Milton Friedman – economic witch doctor of capitalism

Milton Friedman died on 16 November aged 94 years. He was one of the foremost bourgeois economists of the 20th century. His reputation as a monetarist theoretician and advisor to the likes of Thatcher, Reagan and Pinochet as these attacked all the gains of the working class was well earned.

Milton Friedman died on 16 November aged 94 years. He was one of the foremost bourgeois economists of the 20th century. His reputation among the right-wing capitalist leaders, especially those who drove the policies of reaction and counter-revolution against the gains of the post-war labour movement in the 1980s was second to none.

Indeed, Friedman was seen by Thatcher, Reagan, Pinochet and many others of this ilk as their main source of advice in rejecting what they saw as the compromising class collaboration policies of the misspent 1960s and 1970s dominated economically by the ideas of John Maynard Keynes. For them, Keynes, a Bloomsbury-set bohemian, who advocated government spending and full employment at the expense of profits and low taxes, was anathema.

It is no coincidence that the current US Secretary of State, Condaleeza Rice, among others, should be profuse in her condolences and in her intellectual debt to Friedman.

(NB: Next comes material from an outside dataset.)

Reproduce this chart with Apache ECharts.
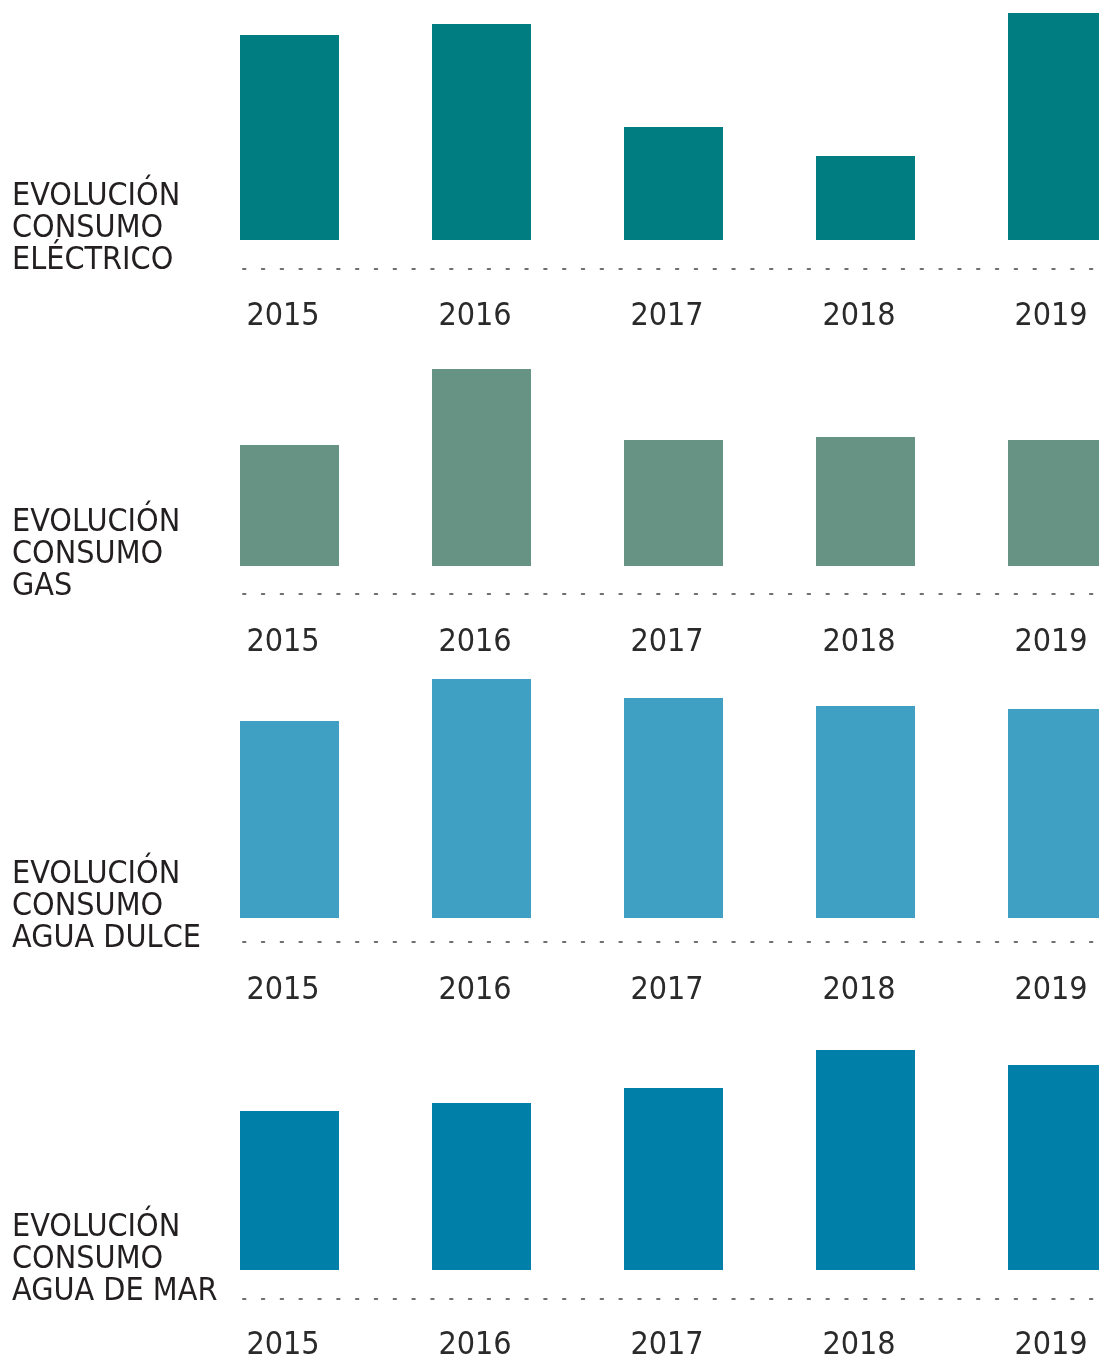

What was Friedman's biggest contribution to the cause of capitalism? His main theoretical and empirical arguments started from the assumption that the capitalist system of production and accumulation was without fault in its essence. As long as market forces were allowed to operate untrammelled, then the price mechanism of the market would ensure the proper allocation of resources and thus maximise growth without any crises.

This view was of course, not original. It is the general ideology of modern capitalist economics, taught in all the university economic schools. But it is in direct opposition to the classical economists of the late 18th century and early 19th century like Adam Smith, David Ricardo, James Mill and Malthus, whose scientific inquiry led them to have grave doubts about the ability of capitalism to sustain long-term profitability and sustained expansion. For them, capitalism had serious defects, albeit from agricultural monopolies, excessive competition or over-population.

Keynes too worried about the stability of capitalism. The experience of the depression years of 1921 and 1929-30 led him to conclude that capitalism could not guarantee steady economic growth without slumps and chronic unemployment at periodic intervals. So Keynes advocated making bankers keep their interest rates very low and for governments to borrow and spend money to sustain spending. That meant government had an important role to play in keeping capitalism stable.

Like the Austrian school economist, Friedrich Hayek, Friedman found these ideas as one step on the road to socialism, for him, a system of slavery. Friedman proclaimed the right of the individual to make as much money as he or she could without regulation. Such was his enthusiasm for this principle that in his last years he was a strong advocate of abolishing all laws against smoking, alcohol, and drugs, which he saw as an attack on individual freedom.

Friedman's most famous theoretical contribution was to argue that money was key to successful capitalism. It was the interference of the national bank in the US, the Federal Reserve, in the 1930s that caused the Great Depression. By restricting the amount of money in the economy, the Fed starved industry of the funds to grow. If it had stayed out of the equation, all would have been well. He and Anna Schwartz published in 1963, The monetary history of the United States 1867-1950, to justify this argument. The evidence and conclusions of that book have subsequently been refuted by others.

In his propaganda against government interference, he argued strongly for the complete privatisation of nearly all state functions including ending state education, and arguing for a flat rate tax - so a millionaire would pay the same percentage as the poorest paid worker. He also opposed government control of the currency (he predicted that the euro would never be introduced in Europe and later when it was, that it would collapse).

It is a rather sickening irony that a man who claimed he was opposed to big government was only too happy to advise the military dictator and Chilean coup leader General Pinochet in economic policies during the 1970s and at the same time the Stalinist Chinese regime ‑ all in order to bring about raw-blooded capitalism.

Friedman is thus honoured in the church of capitalism. However, it is no accident that many of his policies have never been adopted nor will they be. The reality is that a completely free market without regulation would lead to anarchy and chaos for the capitalist system.

His emphasis on controlling the money supply has been completely ignored in recent years as finance capital has exploded. Credit has never been more out of control in the capitalist economies of 2006. Also, Friedman's policies would mean even more inequality of income and wealth than there is already, provoking reaction from working people. All-out Friedmanism would probably have brought capitalism to its knees.

The capitalist apologists and leaders will mourn his passing, but not carry out his policies. The working class will remember the damage he has done to millions of people's lives.